Loading Data from HDFS File to Hive

Provides the steps to load data from HDFS file to Hive load data.

  1. Create a HDFS Data Model.
  2. Create a HDFS Data Store.
    See HDFS Data Server Definition for additional information.
  3. In the Storage panel, set the Storage Format.
    A Schema is required for all except for delimited.

    Note:

    • If the Row format is set to Delimited, set the Fields Terminated By, Collection Items Terminated By, and Map Keys Terminated By.

    • If the HDFS file is Avro, then the Avro schema must exist in the same HDFS directory as the HDFS files.

  4. Create a mapping with HDFS file as source and Hive file as target.
  5. Use the LKM HDFS File to Hive Load Data and IKM Hive specified in the physical diagram of the mapping.

    Note:

    Refer to Reverse-Engineering Hive Tables for information on Reverse-Engineering.

Loading Data from HDFS File to Spark

Provides the steps to load data from HDFS file to Spark.
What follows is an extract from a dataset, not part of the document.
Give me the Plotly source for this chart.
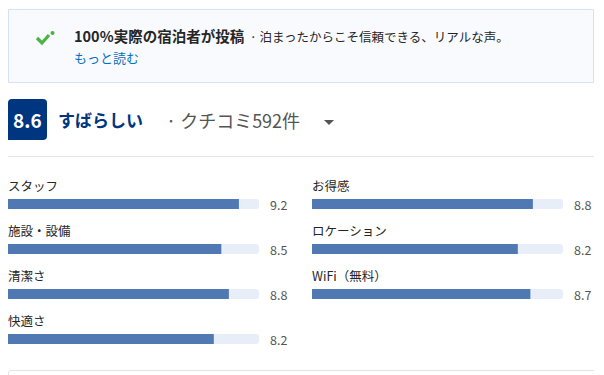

  1. Create a Data Model for complex file.
  2. Create a HIVE table Data Store.
  3. In the Storage panel, set the Storage Format.
  4. Create a mapping with HDFS file as source and target.
  5. Use the LKM HDFS to Spark or LKM Spark to HDFS specified in the physical diagram of the mapping.

    Note:

    For AVRO format, you can specify the schema file location. Refer to Reverse-Engineering Hive Tables for information on Reverse-Engineering. There are two ways of loading Avro file to Spark either with AVSC file or without AVSC file.